Soon after we sent out those targeted emails, we came upon the contact information for Lisa, a marketing planner at the Ministry of Transportation of Ontario. As the VP of sales, I was responsible for cold calling her and arranging a meeting between Ignight and MTO. I had never done anything like this before, and I was terrified that something would go wrong. After a training session with my mentors, I mustered up the courage to reach out to her. To my great surprise, she agreed to a meeting the following week.
My team and I immediately began working on the material we were going to present to Lisa during our conference. We did a lot of background research on the MTO, Lisa and key initiatives the organization was targeting, and designed a pitch tailored to those needs. After a few tireless days, under the guidance of my mentors, I took lead in this meeting that would decide the fate of our company.

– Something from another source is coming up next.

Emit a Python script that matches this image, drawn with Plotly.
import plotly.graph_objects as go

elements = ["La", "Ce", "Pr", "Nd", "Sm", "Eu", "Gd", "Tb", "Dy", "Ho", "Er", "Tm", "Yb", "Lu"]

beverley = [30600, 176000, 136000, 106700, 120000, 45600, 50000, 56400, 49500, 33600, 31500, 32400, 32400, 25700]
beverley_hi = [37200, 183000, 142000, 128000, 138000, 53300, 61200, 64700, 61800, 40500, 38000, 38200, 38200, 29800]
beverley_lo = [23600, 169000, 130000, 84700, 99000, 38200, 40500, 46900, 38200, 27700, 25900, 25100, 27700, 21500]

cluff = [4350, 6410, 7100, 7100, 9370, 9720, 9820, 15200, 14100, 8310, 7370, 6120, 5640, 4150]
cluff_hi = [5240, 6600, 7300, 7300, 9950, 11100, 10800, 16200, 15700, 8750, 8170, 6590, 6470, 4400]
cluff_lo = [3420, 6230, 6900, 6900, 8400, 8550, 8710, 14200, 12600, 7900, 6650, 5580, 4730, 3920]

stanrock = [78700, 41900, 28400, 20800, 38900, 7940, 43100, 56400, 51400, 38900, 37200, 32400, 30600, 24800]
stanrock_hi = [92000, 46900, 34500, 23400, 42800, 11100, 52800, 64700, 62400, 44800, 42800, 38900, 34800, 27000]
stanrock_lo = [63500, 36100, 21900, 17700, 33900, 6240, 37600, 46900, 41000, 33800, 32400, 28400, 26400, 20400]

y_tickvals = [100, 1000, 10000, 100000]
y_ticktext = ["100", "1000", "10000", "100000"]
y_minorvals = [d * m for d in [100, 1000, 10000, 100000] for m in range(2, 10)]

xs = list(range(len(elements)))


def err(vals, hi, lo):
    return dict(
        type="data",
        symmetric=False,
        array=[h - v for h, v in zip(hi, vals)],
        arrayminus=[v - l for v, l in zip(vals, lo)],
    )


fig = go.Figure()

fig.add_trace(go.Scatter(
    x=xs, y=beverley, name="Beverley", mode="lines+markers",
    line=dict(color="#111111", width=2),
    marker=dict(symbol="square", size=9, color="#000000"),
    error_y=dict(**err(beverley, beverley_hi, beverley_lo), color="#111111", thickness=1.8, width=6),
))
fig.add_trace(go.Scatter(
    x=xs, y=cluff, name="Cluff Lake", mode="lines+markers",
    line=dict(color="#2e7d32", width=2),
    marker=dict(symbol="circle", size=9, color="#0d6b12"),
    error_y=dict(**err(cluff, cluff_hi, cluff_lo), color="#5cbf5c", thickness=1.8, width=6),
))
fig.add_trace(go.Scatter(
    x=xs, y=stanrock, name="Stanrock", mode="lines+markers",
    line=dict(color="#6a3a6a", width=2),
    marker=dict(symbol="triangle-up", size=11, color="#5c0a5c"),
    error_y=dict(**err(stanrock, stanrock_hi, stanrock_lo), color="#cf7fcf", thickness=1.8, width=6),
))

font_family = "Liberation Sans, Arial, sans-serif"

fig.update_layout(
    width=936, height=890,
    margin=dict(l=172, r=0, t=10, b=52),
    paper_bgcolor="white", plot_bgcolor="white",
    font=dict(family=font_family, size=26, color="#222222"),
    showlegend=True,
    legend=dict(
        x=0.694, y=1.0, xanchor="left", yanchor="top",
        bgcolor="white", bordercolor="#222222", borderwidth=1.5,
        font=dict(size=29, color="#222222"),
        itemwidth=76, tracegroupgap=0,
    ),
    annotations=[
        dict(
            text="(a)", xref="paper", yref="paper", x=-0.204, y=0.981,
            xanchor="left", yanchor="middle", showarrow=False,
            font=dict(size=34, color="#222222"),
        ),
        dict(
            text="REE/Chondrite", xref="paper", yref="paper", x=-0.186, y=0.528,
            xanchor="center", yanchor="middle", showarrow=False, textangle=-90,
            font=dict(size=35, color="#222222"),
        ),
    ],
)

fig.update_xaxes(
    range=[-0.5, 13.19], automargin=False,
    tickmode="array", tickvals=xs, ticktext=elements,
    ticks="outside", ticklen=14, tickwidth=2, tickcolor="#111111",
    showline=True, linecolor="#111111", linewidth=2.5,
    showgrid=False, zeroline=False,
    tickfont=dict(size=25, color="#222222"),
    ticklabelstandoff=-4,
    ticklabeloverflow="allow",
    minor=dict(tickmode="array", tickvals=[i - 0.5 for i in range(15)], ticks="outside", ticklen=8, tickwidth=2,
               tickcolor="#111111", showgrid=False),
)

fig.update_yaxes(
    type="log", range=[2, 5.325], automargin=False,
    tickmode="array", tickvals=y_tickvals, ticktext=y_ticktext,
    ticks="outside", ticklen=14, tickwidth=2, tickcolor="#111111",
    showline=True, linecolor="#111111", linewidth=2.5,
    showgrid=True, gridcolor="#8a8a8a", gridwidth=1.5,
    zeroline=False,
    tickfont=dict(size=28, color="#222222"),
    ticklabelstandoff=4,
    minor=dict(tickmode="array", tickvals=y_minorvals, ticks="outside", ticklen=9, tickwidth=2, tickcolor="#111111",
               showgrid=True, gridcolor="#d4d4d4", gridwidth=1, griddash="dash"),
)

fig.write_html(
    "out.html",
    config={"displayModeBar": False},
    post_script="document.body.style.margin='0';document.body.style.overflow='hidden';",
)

The results were triumphant. During the meeting, we successfully convinced Lisa that Ignight would be a great way to address the issue of pedestrian safety – a key problem that the MTO had been targeting for years. We chose to narrow in on the fact that we were a student organization with close ties to the local youth communities. Because of that, we would be better suited to communicate with the younger generations that are not too receptive to government messages. In the end, Lisa agreed to partner with us through a government grant. With the help of the MTO, we were able to host a comprehensive social media campaign to raise awareness for pedestrian safety, publish a press release that featured a meeting with the MTO staff, and get a write-up in The Reckoner, a student-run newspaper.
This business venture of mine taught me a lot about what ‘the real world’ is like. It can be complicated and sometimes harsh, but it pushes you to grow as an individual. When I had to stand as the head of sales during a time of crisis and experience rejection from customers time and again, somewhere along the way my fear of sales melted away. While we had to liquidate Ignight after the 18-month Junior Achievement program ended, I decided to participate n the program again this year. Bring on the next sales pitch – I’m ready.
What is Ignight?
Megan Zhu says, "The biggest lesson I could take away from this experience is to know your target audience inside and out before designing any sales strategy." What does she mean by this? How did Ignight get this wrong the first time?
How did Megan's Ignight team change its strategy? Why was the partnership with the Ministry of Transportation of Ontario an important part of the start-up company's success?